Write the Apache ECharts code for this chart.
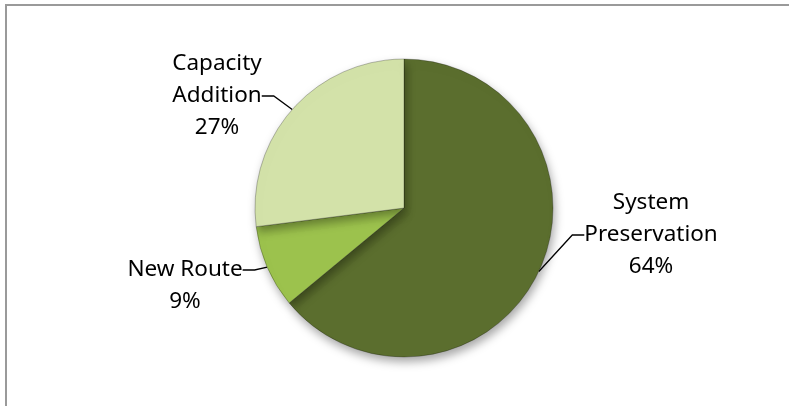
<!DOCTYPE html>
<html>
<head>
<meta charset="utf-8">
<script src="https://cdn.jsdelivr.net/npm/echarts@6/dist/echarts.min.js"></script>
<style>
html,body{margin:0;padding:0;background:#fff;}
#chart{width:789px;height:406px;}
</style>
</head>
<body>
<div id="chart"></div>
<script>
const categories = ['System\nPreservation', 'New Route', 'Capacity\nAddition'];
const values = [64, 9, 27];
const percentLabels = ['64%', '9%', '27%'];
const colors = ['#5b6e2e', '#9cc24d', '#d3e2a9'];

// label text-block centres (style/layout, not data)
const labelPos = [
  {x: 651, y: 235},
  {x: 185, y: 270},
  {x: 217, y: 96}
];

const chart = echarts.init(document.getElementById('chart'), null, {renderer: 'canvas'});

const data = categories.map((name, i) => ({
  name: name,
  value: values[i],
  itemStyle: {color: colors[i]}
}));

chart.setOption({
  animation: false,
  graphic: [{
    type: 'rect',
    shape: {x: 6, y: 5, width: 800, height: 420},
    style: {fill: 'none', stroke: '#9a9a9a', lineWidth: 2},
    silent: true
  }],
  series: [{
    type: 'pie',
    center: [404, 208],
    radius: [0, 149],
    startAngle: 90,
    clockwise: true,
    data: data,
    itemStyle: {
      borderColor: 'rgba(0,0,0,0.25)',
      borderWidth: 1,
      shadowBlur: 10,
      shadowOffsetX: 2,
      shadowOffsetY: 5,
      shadowColor: 'rgba(0,0,0,0.35)'
    },
    label: {
      show: true,
      formatter: function (p) {
        const txt = p.name + '\n' + percentLabels[p.dataIndex];
        // New Route: blank first line so the leader line meets the name line
        return p.dataIndex === 1 ? '\u00a0\n' + txt : txt;
      },
      fontFamily: 'Noto Sans',
      fontSize: 22.5,
      lineHeight: 32,
      color: '#000',
      align: 'center'
    },
    labelLine: {
      show: true,
      length: 10,
      length2: 12,
      lineStyle: {color: '#000', width: 1.3}
    },
    labelLayout: function (params) {
      const p = labelPos[params.dataIndex];
      return {x: p.x, y: p.y, align: 'center', verticalAlign: 'middle'};
    }
  }]
});
</script>
</body>
</html>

----------------------------------------

**DIRECTIONS FOR THIS TASK**. Copy out each line word for word, please, skipping the images.

**COMPLETED EXERCISE**.
Write the Apache ECharts code for this chart.
<!DOCTYPE html>
<html>
<head>
<meta charset="utf-8">
<script src="https://cdn.jsdelivr.net/npm/echarts@6/dist/echarts.min.js"></script>
<style>
html,body{margin:0;padding:0;background:#fff;}
#chart{width:789px;height:406px;}
</style>
</head>
<body>
<div id="chart"></div>
<script>
const categories = ['System\nPreservation', 'New Route', 'Capacity\nAddition'];
const values = [64, 9, 27];
const percentLabels = ['64%', '9%', '27%'];
const colors = ['#5b6e2e', '#9cc24d', '#d3e2a9'];

// label text-block centres (style/layout, not data)
const labelPos = [
  {x: 651, y: 235},
  {x: 185, y: 270},
  {x: 217, y: 96}
];

const chart = echarts.init(document.getElementById('chart'), null, {renderer: 'canvas'});

const data = categories.map((name, i) => ({
  name: name,
  value: values[i],
  itemStyle: {color: colors[i]}
}));

chart.setOption({
  animation: false,
  graphic: [{
    type: 'rect',
    shape: {x: 6, y: 5, width: 800, height: 420},
    style: {fill: 'none', stroke: '#9a9a9a', lineWidth: 2},
    silent: true
  }],
  series: [{
    type: 'pie',
    center: [404, 208],
    radius: [0, 149],
    startAngle: 90,
    clockwise: true,
    data: data,
    itemStyle: {
      borderColor: 'rgba(0,0,0,0.25)',
      borderWidth: 1,
      shadowBlur: 10,
      shadowOffsetX: 2,
      shadowOffsetY: 5,
      shadowColor: 'rgba(0,0,0,0.35)'
    },
    label: {
      show: true,
      formatter: function (p) {
        const txt = p.name + '\n' + percentLabels[p.dataIndex];
        // New Route: blank first line so the leader line meets the name line
        return p.dataIndex === 1 ? '\u00a0\n' + txt : txt;
      },
      fontFamily: 'Noto Sans',
      fontSize: 22.5,
      lineHeight: 32,
      color: '#000',
      align: 'center'
    },
    labelLine: {
      show: true,
      length: 10,
      length2: 12,
      lineStyle: {color: '#000', width: 1.3}
    },
    labelLayout: function (params) {
      const p = labelPos[params.dataIndex];
      return {x: p.x, y: p.y, align: 'center', verticalAlign: 'middle'};
    }
  }]
});
</script>
</body>
</html>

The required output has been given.